The FDA will announce the ban of menthol-flavored cigarettes in a win for Black and LGBTQ smokers.
The Food and Drug Administration attempted several times to eliminate menthol but faced pushback from so-called Big Tobacco lobbyists, members of Congress and competing political interests across the aisle.
A lawsuit filed by anti-smoking and medical groups last summer to force the FDA to get rid of menthol, alleging that regulators had “unreasonably delayed” responding to a 2013 petition seeking to ban the flavor, is the impetus for this decision.
The FDA said it aims to draw up regulations banning the mint flavor for use in tobacco products in the coming year. Menthol and fruit flavors such as apple are popular in cigarettes, cigars and other tobacco products with Black teens.

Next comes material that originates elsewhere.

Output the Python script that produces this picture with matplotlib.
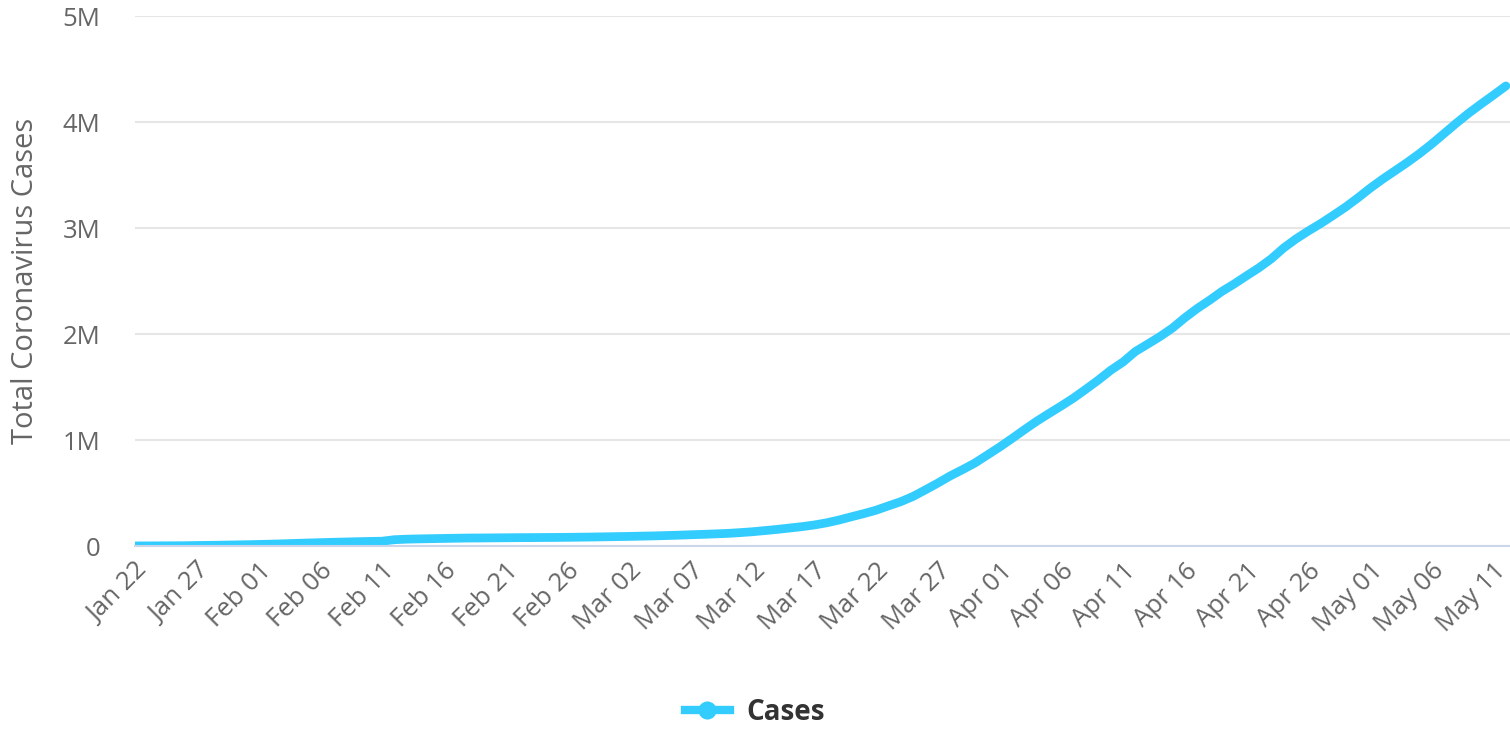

“We will save save hundreds of thousands of lives and prevent future generations from becoming addicted smokers,” said Dr. Janet Woodcock, of the FDA.
She said research backed up the fact that banning menthol would prevent 630,000 tobacco-related deaths, a third of them Black, over 40 years.
Menthol is the only cigarette flavor that was not banned under the 2009 law that gave the FDA authority over tobacco products, and it is a flavor that many say is particularly addictive as the “cleaner” taste and numbing effect masks the toxicity of nicotine.
The mint-flavored cigarettes are predominantly consumed by young people and minorities, particularly LGBTQ and Black smokers. An estimated 85% of POC who smoke choose menthols compared to about a third of white smokers.
Smoking can cause cancer, strokes and heart attacks. It is blamed for almost half a million deaths each year in the U.S. Black smokers have more problems quitting the habit, which the U.S. Surgeon General attributes to menthol-flavored cigarettes, which have the feeling of being cooling and medicinal.
The FDA’s attempts to get rid of menthol have repeatedly been delayed or derailed by forces inside and outside government.
Massachusetts and California have successfully passed laws banning menthol. But California’s ban was suspended in January after a legal challenge backed by tobacco companies; the issue is on the ballot next year. This would be the first federal ban.